Mais da metade dos curtas-metragens mineiros da Mostra de Tiradentes vieram de Juiz de Fora (MG). Como Um pouco a mais, de Aleques Eiterer, de 43. Seu oitavo filme, trabalho tenso, forte, expressivo, foi inspirado na obra do escritor Luiz Ruffato, pontuando tensões entre a vida das pequenas e grandes cidades. Como todos os entrevistados pelo Estado de Minas, ele frisa que curta não é preparação para o longa, embora seja também um espaço de formação para quem faz cinema. “A inovação no cinema está nos curtas-metragens. É desse setor, mais do que dos longas, que vêm as novas propostas”, garante.
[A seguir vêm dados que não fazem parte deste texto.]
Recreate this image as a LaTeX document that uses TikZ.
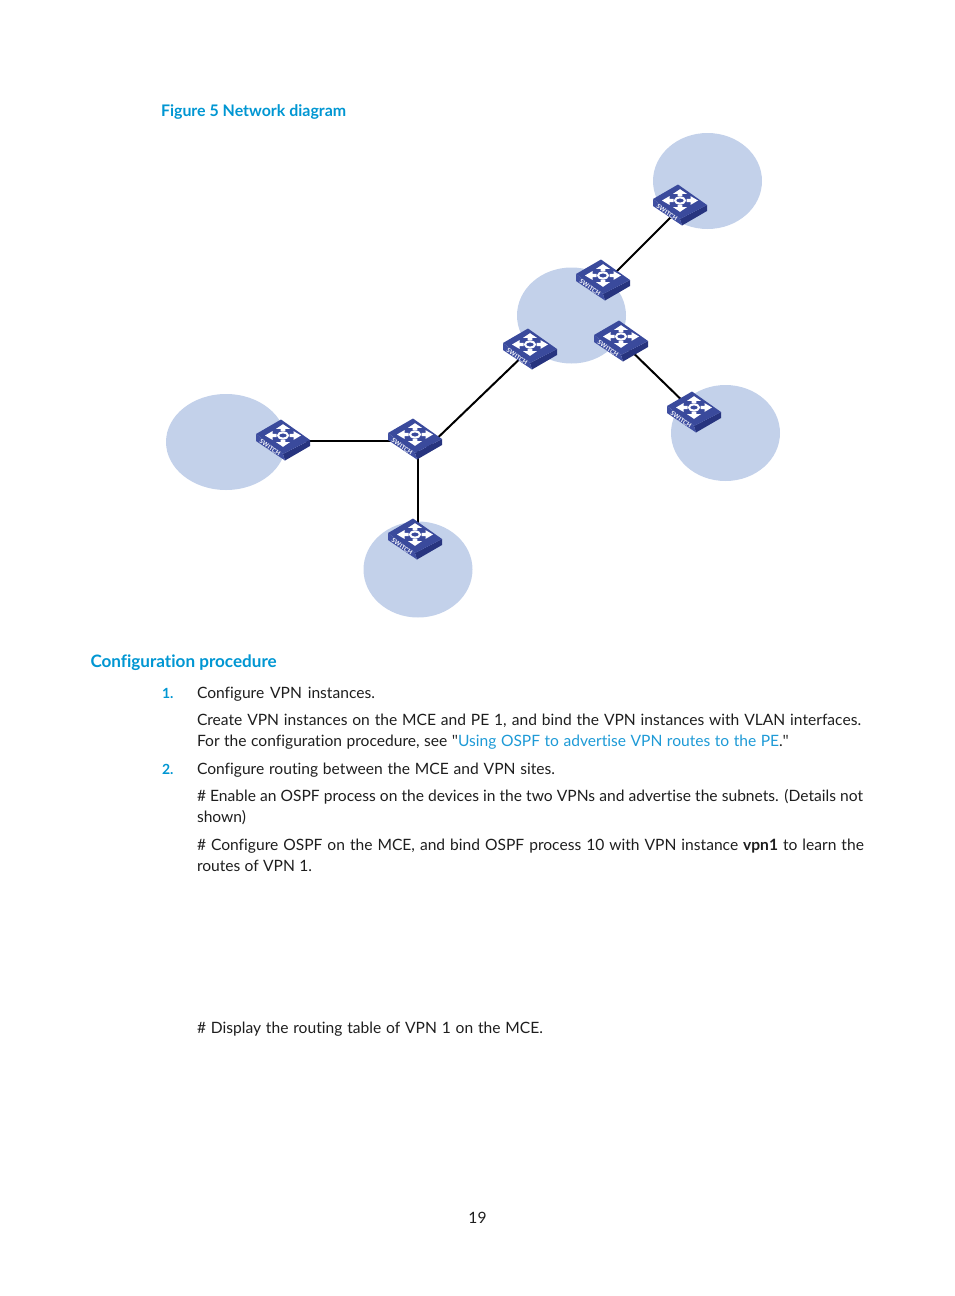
\documentclass[tikz,border=0pt]{standalone}
\usepackage{fontspec}
\setmainfont[Ligatures={TeX,NoCommon}]{Lato}
\newfontfamily\qfont{Open Sans}
\usetikzlibrary{shapes.geometric}
\definecolor{cloudc}{HTML}{C3D1EA}
\definecolor{headc}{HTML}{0096D2}
\definecolor{linkc}{HTML}{1E9AD6}
\definecolor{txtc}{HTML}{1E1E1E}
\definecolor{facec}{HTML}{3A4A9C}
\definecolor{leftc}{HTML}{3F4FA2}
\definecolor{rightc}{HTML}{27347F}
\newcommand{\fitfull}[2]{\hbox to #1pt{#2}}
\tikzset{
  x=1pt,y=-1pt,
  cloud/.style={ellipse,fill=cloudc,minimum width=109pt,minimum height=96pt,inner sep=0},
  swnode/.style={inner sep=0,minimum width=55pt,minimum height=40pt},
  link/.style={black,line width=2pt},
  body/.style={anchor=base west,inner sep=0,outer sep=0,text=txtc,font=\fontsize{15.6}{18}\selectfont},
  head/.style={anchor=base west,inner sep=0,outer sep=0,text=headc,font=\fontsize{17}{20}\selectfont},
  num/.style={anchor=base west,inner sep=0,outer sep=0,text=headc,font=\bfseries\fontsize{14}{16}\selectfont},
  switch/.pic={
    \fill[rightc] (0,14) -- (27,0) -- (27,6) -- (2,20.5) -- cycle;
    \fill[leftc] (-27,-6) -- (0,14) -- (2,20.5) -- (-27,1) -- cycle;
    \fill[facec] (-27,-6) -- (-2,-20.5) -- (27,0) -- (0,14) -- cycle;
    \begin{scope}[shift={(0,-4.5)},yscale=.63]
      \draw[white,line width=2pt] (0,0) circle (5);
      \foreach \a in {0,90,180,270}{
        \fill[white,rotate=\a] (6.5,-2.4) -- (10.5,-2.4) -- (10.5,-7) -- (18,0) -- (10.5,7) -- (10.5,2.4) -- (6.5,2.4) -- cycle;
      }
    \end{scope}
    \node[white,inner sep=0,rotate=-33,font=\bfseries\fontsize{6}{6}\selectfont] at (-13,7.5) {SWITCH};
  }
}
\begin{document}
\begin{tikzpicture}
\useasboundingbox (0,0) rectangle (954,1296);
\node[cloud] (c1) at (707.5,181) {};
\node[cloud] (c2) at (571.5,315.5) {};
\node[cloud] (c3) at (725.5,433) {};
\node[cloud,minimum width=120pt] (c4) at (226,442) {};
\node[cloud] (c5) at (418,569.5) {};
\node[swnode] (s1) at (680,205) {};
\node[swnode] (s2) at (603,280) {};
\node[swnode] (s3) at (530,349) {};
\node[swnode] (s4) at (621,341) {};
\node[swnode] (s5) at (694,412) {};
\node[swnode] (s6) at (415,439) {};
\node[swnode] (s7) at (283,440) {};
\node[swnode] (s8) at (415,539) {};
\draw[link] ([yshift=-3pt]s1.center) -- ([yshift=-5pt]s2.center);
\draw[link] (s3.center) -- ([xshift=10pt,yshift=-11pt]s6.center);
\draw[link] (s4.center) -- (s5.center);
\draw[link] ([yshift=-1pt]s7.center) -- ([yshift=-2pt]s6.center);
\draw[link] ([xshift=3pt]s6.center) -- ([xshift=3pt]s8.center);
\foreach \n in {s1,s2,s3,s4,s5,s6,s7,s8}{\pic at (\n) {switch};}
\node[head,font=\fontsize{15.95}{18}\selectfont\bfseries] (t1) at (161,116) {Figure 5 Network diagram};
\node[head,font=\fontsize{17.1}{20}\selectfont\bfseries] (t2) at (90.5,667) {Configuration procedure};
\node[num] (n1) at (162,698) {1.};
\node[body] (l1) at (197,698) {\fitfull{178}{Configure VPN instances.}};
\node[body] (l2) at (197,725) {\fitfull{664}{Create VPN instances on the MCE and PE 1, and bind the VPN instances with VLAN interfaces.}};
\node[body] (l3) at (197,746) {\fitfull{592}{For the configuration procedure, see {\qfont"}\textcolor{linkc}{Using OSPF to advertise VPN routes to the PE}.{\qfont"}}};
\node[num] (n2) at (162,774) {2.};
\node[body] (l4) at (197,774) {\fitfull{358}{Configure routing between the MCE and VPN sites.}};
\node[body] (l5) at (197,801) {\fitfull{666}{\# Enable an OSPF process on the devices in the two VPNs and advertise the subnets. (Details not}};
\node[body] (l6) at (197,822) {shown)};
\node[body] (l7) at (197,850) {\fitfull{667}{\# Configure OSPF on the MCE, and bind OSPF process 10 with VPN instance \textbf{vpn1} to learn the}};
\node[body] (l8) at (197,871) {\fitfull{115}{routes of VPN 1.}};
\node[body] (l9) at (197,1033) {\fitfull{346}{\# Display the routing table of VPN 1 on the MCE.}};
\node[body,anchor=base] (pg) at (477.5,1223) {19};
\end{tikzpicture}
\end{document}
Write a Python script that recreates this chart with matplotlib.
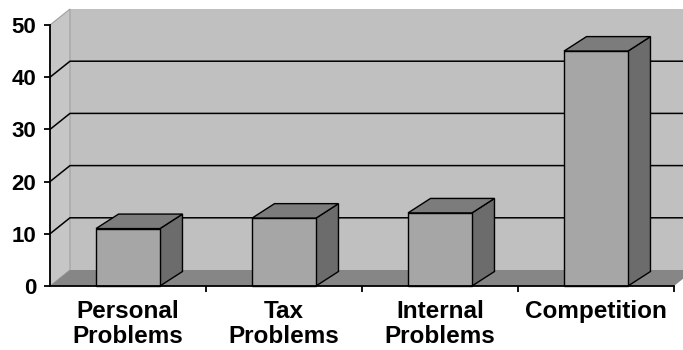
import matplotlib
matplotlib.use("Agg")
import matplotlib.pyplot as plt
from matplotlib.patches import Polygon, Rectangle

# Data
categories = ["Personal\nProblems", "Tax\nProblems", "Internal\nProblems", "Competition"]
values = [11, 13, 14, 45]
y_ticks = [0, 10, 20, 30, 40, 50]

plt.rcParams["font.family"] = ["Liberation Sans", "DejaVu Sans"]

W, H = 683, 350
fig = plt.figure(figsize=(W / 100, H / 100), dpi=100)
ax = fig.add_axes([50 / W, 64 / H, 624 / W, 261 / H])
ax.set_xlim(-0.5, 3.5)
ax.set_ylim(0, 50)

# pixel scale of the data axes
px_x = 624 / 4.0
px_y = 261 / 50.0

# oblique depth offsets (wall and columns), in data units
wdx, wdy = 20 / px_x, 16 / px_y
bdx, bdy = 22.5 / px_x, 14.5 / px_y

x0, x1 = -0.5, 3.5
ymax = 50

wall_c = "#c0c0c0"
side_wall_c = "#c6c6c6"
floor_c = "#868686"
front_c = "#a6a6a6"
top_c = "#7c7c7c"
side_c = "#6c6c6c"

# back wall
ax.add_patch(Polygon([(x0 + wdx, wdy), (x1 + wdx + 1, wdy), (x1 + wdx + 1, ymax + wdy),
                      (x0 + wdx, ymax + wdy)], closed=True, facecolor=wall_c,
                     edgecolor="none", clip_on=False, zorder=1))
# left side wall
ax.add_patch(Polygon([(x0, 0), (x0 + wdx, wdy), (x0 + wdx, ymax + wdy), (x0, ymax)],
                     closed=True, facecolor=side_wall_c, edgecolor="#a0a0a0",
                     linewidth=0.8, clip_on=False, zorder=1.5))

# gridlines on the walls
for v in y_ticks[1:-1]:
    ax.plot([x0, x0 + wdx, x1 + wdx + 1], [v, v + wdy, v + wdy], color="black",
            linewidth=1.1, clip_on=False, zorder=2)

# floor
ax.add_patch(Polygon([(x0, 0), (x1, 0), (x1 + wdx, wdy), (x0 + wdx, wdy)], closed=True,
                     facecolor=floor_c, edgecolor="none", clip_on=False, zorder=3))

# columns
half = 0.205
for i, v in enumerate(values):
    l, r = i - half, i + half
    ax.add_patch(Polygon([(r, 0), (r + bdx, bdy), (r + bdx, v + bdy), (r, v)], closed=True,
                         facecolor=side_c, edgecolor="black", linewidth=1.0,
                         clip_on=False, zorder=4))
    ax.add_patch(Polygon([(l, v), (r, v), (r + bdx, v + bdy), (l + bdx, v + bdy)],
                         closed=True, facecolor=top_c, edgecolor="black", linewidth=1.0,
                         clip_on=False, zorder=4))
    ax.add_patch(Rectangle((l, 0), 2 * half, v, facecolor=front_c, edgecolor="black",
                           linewidth=1.0, clip_on=False, zorder=5))

# axes
for s in ["top", "right"]:
    ax.spines[s].set_visible(False)
for s in ["left", "bottom"]:
    ax.spines[s].set_linewidth(1.3)
    ax.spines[s].set_zorder(6)
ax.set_facecolor("none")

ax.set_yticks(y_ticks)
ax.set_yticklabels([str(t) for t in y_ticks], fontsize=16, fontweight="bold")
ax.tick_params(axis="y", direction="out", length=4, width=1.3, pad=6)

ax.set_xticks(range(len(categories)))
ax.set_xticklabels(categories, fontsize=17.5, fontweight="bold", linespacing=1.12)
ax.set_xticks([0.5, 1.5, 2.5, 3.5], minor=True)
ax.tick_params(axis="x", which="major", length=0, pad=10)
ax.tick_params(axis="x", which="minor", direction="out", length=4, width=1.3)

fig.savefig("out.png", dpi=100, facecolor="white")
Quintal é o sétimo curta-metragem de André Novais Oliveira, de 31. Ele não se surpreende com os números que revelam que a produção de curta-metragem é intensa. “Traduz vontade de muita gente de fazer cinema”, conta.
“Curta é cinema independente e um desafio. Contar uma história em pouco tempo cobra criatividade”, observa Maria Abdalla, diretora e curadora do Goiânia Mostra Curtas. Ela conta que a produção no setor sempre foi grande, mas ganhou novo impulso devido às novas tecnologias e ao apoio de políticas públicas. “O resultado foi a democratização da possibilidade de fazer cinema”, explica.
Curta-metragem, conta a curadora, é gênero aberto a todas as linguagens, integra realizadores de todas as idades e perfis e, no momento, a produção revela maior interesse pela ficção. Mas a maior marca é a experimentação. “A nova geração de realizadores está mais preocupada em colocar suas ideias nos filmes do que em mercado. Como é filme com produção mais barata, o realizador arrisca”, analisa.
*Os repórteres viajaram a convite da 19ª Mostra de Cinema de Tiradentes.